Thursday, June 2, 2011

Weiner Pic/Whats happening with Journalism?

What is the big deal about what Anthony Weiner may have done?  Seriously, its a picture of a guy's lower half and he is in underwear.  How is this any different than a female sending a picture of herself in a low cut top thats pretty revealing?  People do that all the time on twitter but don't get criticism.  Is it a double standard that women do this all the time (thats what modeling is in a very basic sense) but one guys supposedly does it and gets criticized?  And you can't even see his face.  Its just the ridiculousness of our 24 hour news cycle that this is the huge news this week.


This has seemed to have gotten even more time than Christopher Lee's incident on some news sources (I'm looking at you, fox).  This would actually be a big issue if it was his face, but you can't see his face.  The whole thing seems kinda fishy.  The unidentified female deleted her twitter account over this?  And the source that "broke" the story is the only one with information on this unidentified female.  To me, this is somewhat of a non-story that has been artificially been built up by the media who at times, build their own story.  I feel bad for the guy.  Now, the Wall Street Journal is saying he is guilty because he won't use the FBI to pursue the supposed hacker.  Bull-Shit.  The guy has just had the worst week of his life and has been grilled by every news source about a story that is completely inane and people are building this up to be his legacy as a politician.  I feel he also feared being taken out of context like he has been in the past.


This is relevant to an interview on the Daily Show I saw on Bill moyers because he speaks about some of the problems he sees with media.  Bill moyers is a great journalist who has won an Emmy, Peabody, and helped his newspaper to win 2 Pulitzers (in a 4 year period) when he was publisher.  He had a lot of interesting stuff to say on the Daily Show, the best of which is quoted below.

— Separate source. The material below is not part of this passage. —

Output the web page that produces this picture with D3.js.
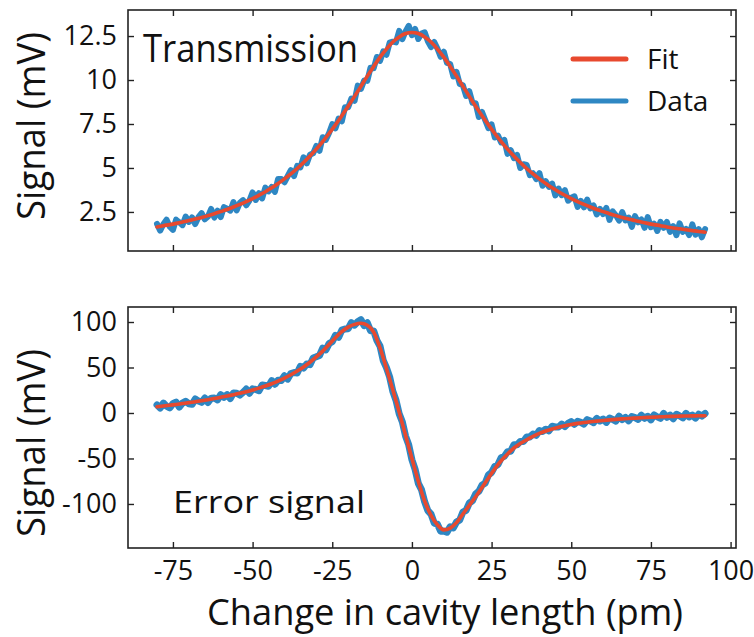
<!DOCTYPE html>
<html>
<head>
<meta charset="utf-8">
<script src="https://cdn.jsdelivr.net/npm/d3@7/dist/d3.min.js"></script>
<style>
  html, body { margin: 0; padding: 0; background: #fff; }
  svg { display: block; }
  text { font-family: "Open Sans", "Noto Sans", sans-serif; fill: #111; }
</style>
</head>
<body>
<svg id="chart" width="754" height="637"></svg>
<script>
// Cavity scan: change in cavity length (pm) for every recorded sample
const scanPm = [
  -80,-79,-78,-77,-76,-75,-74,-73,-72,-71,-70,-69,-68,-67,-66,-65,-64,-63,-62,-61,
  -60,-59,-58,-57,-56,-55,-54,-53,-52,-51,-50,-49,-48,-47,-46,-45,-44,-43,-42,-41,
  -40,-39,-38,-37,-36,-35,-34,-33,-32,-31,-30,-29,-28,-27,-26,-25,-24,-23,-22,-21,
  -20,-19,-18,-17,-16,-15,-14,-13,-12,-11,-10,-9,-8,-7,-6,-5,-4,-3,-2,-1,
  0,1,2,3,4,5,6,7,8,9,10,11,12,13,14,15,16,17,18,19,
  20,21,22,23,24,25,26,27,28,29,30,31,32,33,34,35,36,37,38,39,
  40,41,42,43,44,45,46,47,48,49,50,51,52,53,54,55,56,57,58,59,
  60,61,62,63,64,65,66,67,68,69,70,71,72,73,74,75,76,77,78,79,
  80,81,82,83,84,85,86,87,88,89,90,91,92
];

// Measured transmission (mV)
const transData = [
  1.82,1.44,1.80,2.06,1.66,1.48,2.06,1.91,1.75,2.24,
  1.93,2.19,1.81,2.20,2.43,2.08,2.24,2.67,2.18,2.57,
  2.21,2.77,2.68,2.57,3.06,2.59,3.02,3.17,2.88,3.15,
  3.61,3.18,3.57,3.27,3.88,3.67,3.92,3.64,4.38,4.38,
  4.19,4.53,4.88,4.54,5.12,5.03,5.61,5.26,5.75,5.83,
  6.25,5.98,6.75,6.60,6.99,7.49,7.25,7.81,7.65,8.45,
  8.45,8.95,8.82,9.68,9.50,9.97,9.95,10.70,10.67,11.31,
  11.09,11.63,11.43,12.12,12.18,12.14,12.79,12.32,12.76,13.08,
  12.55,12.90,12.33,12.64,12.71,12.20,11.87,12.16,11.79,11.32,
  11.61,10.97,10.91,10.20,10.46,9.77,9.70,9.09,9.36,8.70,
  8.68,7.90,8.18,7.72,7.26,7.48,6.73,6.84,6.45,6.60,
  5.80,6.01,5.56,5.74,5.00,5.21,5.17,4.59,4.70,4.37,
  4.71,3.99,4.25,3.93,4.11,3.44,3.83,3.45,3.74,3.14,
  3.31,3.39,2.79,3.13,2.76,3.20,2.70,2.87,2.36,2.67,
  2.38,2.73,2.05,2.53,2.31,2.01,2.49,2.02,2.18,1.65,
  2.26,1.91,2.07,1.60,2.21,1.63,1.83,1.42,1.94,1.59,
  1.93,1.37,1.70,1.18,1.85,1.37,1.53,1.19,1.79,1.21,
  1.52,1.06,1.53
];

// Measured error signal (mV)
const errData = [
  8.9,5.4,10.9,7.4,5.6,10.2,12.0,6.5,10.8,12.8,
  10.1,9.5,15.4,13.1,11.7,16.4,11.5,16.3,16.4,14.4,
  20.1,17.1,20.2,15.8,22.1,21.7,19.7,22.6,26.3,21.7,
  26.5,25.9,24.5,30.7,30.2,29.4,35.6,31.6,36.0,35.7,
  40.9,37.2,43.4,44.4,44.0,51.3,49.4,53.9,53.1,60.5,
  61.8,63.2,71.2,69.3,76.3,78.3,85.4,83.3,91.1,92.4,
  92.6,99.3,96.6,100.3,102.6,96.1,99.1,90.5,90.2,79.8,
  73.4,57.7,49.8,39.7,23.9,14.0,-0.9,-10.0,-25.4,-35.1,
  -51.4,-62.0,-77.3,-84.2,-97.6,-107.3,-111.2,-121.0,-122.1,-129.9,
  -129.7,-131.1,-125.0,-126.3,-119.8,-117.7,-108.9,-107.1,-99.1,-96.5,
  -88.9,-86.1,-79.4,-77.0,-68.1,-65.3,-58.7,-56.6,-49.2,-47.7,
  -42.5,-42.1,-34.9,-35.0,-31.3,-31.4,-26.5,-26.3,-23.1,-24.6,
  -19.3,-20.4,-17.8,-19.6,-14.6,-15.3,-15.4,-12.2,-15.0,-11.4,
  -9.5,-12.4,-9.1,-10.3,-12.2,-7.3,-8.7,-10.6,-5.9,-8.8,
  -6.6,-10.3,-5.5,-7.0,-8.9,-3.5,-7.2,-4.9,-8.6,-3.8,
  -5.1,-7.0,-2.4,-5.9,-3.6,-7.6,-2.1,-4.3,-5.9,-0.5,
  -4.7,-2.3,-6.4,-1.4,-3.1,-5.4,-0.4,-4.4,-2.3,-5.6,
  -1.3,-3.4,-0.5
];

// Fit curves, sampled every 2 pm
const fitPm = [
  -80,-78,-76,-74,-72,-70,-68,-66,-64,-62,-60,-58,-56,-54,-52,-50,-48,-46,-44,-42,
  -40,-38,-36,-34,-32,-30,-28,-26,-24,-22,-20,-18,-16,-14,-12,-10,-8,-6,-4,-2,
  0,2,4,6,8,10,12,14,16,18,20,22,24,26,28,30,32,34,36,38,
  40,42,44,46,48,50,52,54,56,58,60,62,64,66,68,70,72,74,76,78,
  80,82,84,86,88,90,92
];

const transFit = [
  1.65,1.72,1.78,1.85,1.93,2.01,2.10,2.19,2.29,2.40,
  2.52,2.64,2.78,2.93,3.09,3.26,3.45,3.65,3.87,4.12,
  4.38,4.66,4.97,5.31,5.68,6.07,6.50,6.96,7.45,7.97,
  8.51,9.07,9.64,10.22,10.77,11.30,11.76,12.16,12.45,12.64,
  12.70,12.64,12.45,12.16,11.76,11.30,10.77,10.22,9.64,9.07,
  8.51,7.97,7.45,6.96,6.50,6.07,5.68,5.31,4.97,4.66,
  4.38,4.12,3.87,3.65,3.45,3.26,3.09,2.93,2.78,2.64,
  2.52,2.40,2.29,2.19,2.10,2.01,1.93,1.85,1.78,1.72,
  1.65,1.59,1.54,1.49,1.44,1.39,1.35
];

const errFit = [
  6.8,7.6,8.5,9.4,10.4,11.4,12.3,13.4,14.6,15.9,
  17.3,18.7,20.1,21.6,23.3,25.2,27.3,29.6,32.1,35.1,
  38.4,42.0,46.1,50.6,55.8,61.6,68.0,75.2,82.8,89.5,
  94.4,97.4,98.6,96.4,89.0,71.5,49.0,25.5,1.2,-24.5,
  -50.0,-75.0,-97.0,-112.5,-123.0,-128.5,-126.5,-120.5,-111.0,-101.5,
  -92.0,-82.0,-71.5,-61.5,-52.5,-45.0,-38.5,-33.5,-29.5,-25.8,
  -22.5,-19.8,-17.5,-15.6,-14.0,-12.6,-11.4,-10.4,-9.6,-8.9,
  -8.2,-7.6,-7.0,-6.5,-6.0,-5.6,-5.2,-4.8,-4.5,-4.2,
  -3.9,-3.7,-3.5,-3.3,-3.2,-3.1,-3.0
];

// Axis ticks and labels
const xTicks = [-75, -50, -25, 0, 25, 50, 75, 100];
const transTicks = [2.5, 5, 7.5, 10, 12.5];
const errTicks = [-100, -50, 0, 50, 100];
const seriesNames = ["Fit", "Data"];

const FIT_COLOR = "#e8492e";
const DATA_COLOR = "#2e87c3";

const svg = d3.select("#chart");
const plainNumber = d => String(d);

const frameLeft = 128, frameRight = 736;
const x = d3.scaleLinear().domain([-89.1, 101.7]).range([frameLeft, frameRight]);

const panels = [
  { top: 10, bottom: 251, domain: [0.28, 13.98], ticks: transTicks,
    data: transData, fit: transFit, dataWidth: 6, titleY: 126 },
  { top: 307, bottom: 548, domain: [-148.4, 116.5], ticks: errTicks,
    data: errData, fit: errFit, dataWidth: 7, titleY: 443 }
];

panels.forEach((p, i) => {
  const y = d3.scaleLinear().domain(p.domain).range([p.bottom, p.top]);
  const g = svg.append("g");
  const tickLen = -6;

  // data band then fit curve
  const dataLine = d3.line().x((d, k) => x(scanPm[k])).y(d => y(d));
  g.append("path").datum(p.data)
    .attr("d", dataLine)
    .attr("fill", "none")
    .attr("stroke", DATA_COLOR)
    .attr("stroke-width", p.dataWidth)
    .attr("stroke-linejoin", "round")
    .attr("stroke-linecap", "round");

  const fitLine = d3.line().x((d, k) => x(fitPm[k])).y(d => y(d)).curve(d3.curveMonotoneX);
  g.append("path").datum(p.fit)
    .attr("d", fitLine)
    .attr("fill", "none")
    .attr("stroke", FIT_COLOR)
    .attr("stroke-width", 3.6)
    .attr("stroke-linecap", "round");

  // inward ticks on all four sides
  const bottomAxis = d3.axisBottom(x).tickValues(xTicks).tickSize(tickLen).tickPadding(13)
    .tickFormat(i === 0 ? "" : plainNumber);
  g.append("g").attr("transform", `translate(0,${p.bottom})`).call(bottomAxis);
  g.append("g").attr("transform", `translate(0,${p.top})`)
    .call(d3.axisTop(x).tickValues(xTicks).tickSize(tickLen).tickFormat(""));
  g.append("g").attr("transform", `translate(${frameLeft},0)`)
    .call(d3.axisLeft(y).tickValues(p.ticks).tickSize(tickLen).tickPadding(11).tickFormat(plainNumber));
  g.append("g").attr("transform", `translate(${frameRight},0)`)
    .call(d3.axisRight(y).tickValues(p.ticks).tickSize(tickLen).tickFormat(""));

  g.selectAll(".domain").remove();
  g.selectAll(".tick line").attr("stroke", "#222").attr("stroke-width", 1.4);
  g.selectAll(".tick text").attr("font-size", 27).attr("fill", "#111")
    .attr("font-family", '"Open Sans", sans-serif');

  g.append("rect")
    .attr("x", frameLeft).attr("y", p.top)
    .attr("width", frameRight - frameLeft).attr("height", p.bottom - p.top)
    .attr("fill", "none").attr("stroke", "#222").attr("stroke-width", 1.6);

  // y axis title
  svg.append("text")
    .attr("transform", `translate(45,${p.titleY}) rotate(-90)`)
    .attr("text-anchor", "middle")
    .attr("font-size", 38)
    .attr("textLength", 188)
    .attr("lengthAdjust", "spacingAndGlyphs")
    .text("Signal (mV)");
});

// panel captions
svg.append("text").attr("x", 143).attr("y", 62)
  .attr("font-size", 38).attr("textLength", 215).attr("lengthAdjust", "spacingAndGlyphs")
  .text("Transmission");
svg.append("text").attr("x", 173).attr("y", 513)
  .attr("font-size", 31).attr("textLength", 192).attr("lengthAdjust", "spacingAndGlyphs")
  .text("Error signal");

// x axis title
svg.append("text").attr("x", 207).attr("y", 625)
  .attr("font-size", 37).attr("textLength", 476).attr("lengthAdjust", "spacingAndGlyphs")
  .text("Change in cavity length (pm)");

// legend
const legend = svg.append("g");
const legendColors = [FIT_COLOR, DATA_COLOR];
seriesNames.forEach((name, k) => {
  const ly = 59 + k * 42;
  legend.append("line")
    .attr("x1", 573).attr("x2", 626).attr("y1", ly).attr("y2", ly)
    .attr("stroke", legendColors[k]).attr("stroke-width", 5).attr("stroke-linecap", "round");
  legend.append("text").attr("x", 647).attr("y", ly + 10)
    .attr("font-size", 28).text(name);
});
</script>
</body>
</html>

"I think we're lost in what Thoreau called the mere smoke of opinion.  The news is about what people want to keep hidden, the rest is publicity.  People don't want to keep their opinons hidden, they want to keep their facts hidden.  It takes lot of money and time and effort  to go and explore the facts and bring them out...and so a lot of news organizations no longer do much reporting, they simply rely on opinion....its all about entertainment today...your people do a good job of juxtaposing.  you don't attack people, you put what they said 10 years ago and what they said last night together and thats what good journalism is about.  Its comparative, its not declarative....I admire what politicians do but I don't like to interview them because their language is designed to conceal.  I like to interview people who reveal thinking....You can't speak the truth on Television because someone will find a way to turn it against you, therefore people are very cautious, very careful, there not willing to engage...I vowed after that never to do an hour with one official because they are always trying to make sure you don't understand what they say even though they use simple words to express it sometimes.

Upton Sinclair
I agree that the real news is about what you don't want to hear.  The Jungle was a phenomenal piece of journalism (technically, was a novel but Upton Sinclair carried out one of the greatest feats of undercover muckraking in US history by going into the meatpacking plants).  We need more muckraking because that stuff is the real news.  Unfortunately, when you look at the extent of "muckraking" in the US, it has been mostly limited to recently michael moore (who gets solid info, but has a serious bias which often affects his information gathering) and Julian Assange (who is a rogue player in the game).  


Unfortunately, its too hard to do a "hard news" story.  its not called that specifically because its supposed to be difficult, but because its got meat.  There is no meat in journalism, its all opinion and entertainment.  CNN panders to the youth by having the "youtube video of the day" but limiting the actual time hard news gets.  Frivolous opinion blogs are ruining this (I, on the other hand try to attempt harder subjects).


One of the great things about what we can do now of journalism is take a quote or clip from 10 year ago and today and juxtapose them.  Journalism is about showing whats there and comparing things, not shouting out from the highest mountain your opinion.


The last few quotes tie together, especially with this incident.  Because so many news sources take people out of context, people like Anthony Weiner (and other politicians) are unwilling to engage.  If you speak the truth, it will be taken out of context, twisted, and will incriminate you.  It is very frustrating how semantic arguments make up so much of the political debates we have.  They feel they need to get the exact words down, or else it will be used against them.  


I will end with a quote that is about statistics but can also apply to the things politicians say: "Statistics (or words) are like bikinis.  What they reveal is suggestive, but what they conceal is vital."  What is more vital than what people are saying these days is what they are not saying, but just hiding.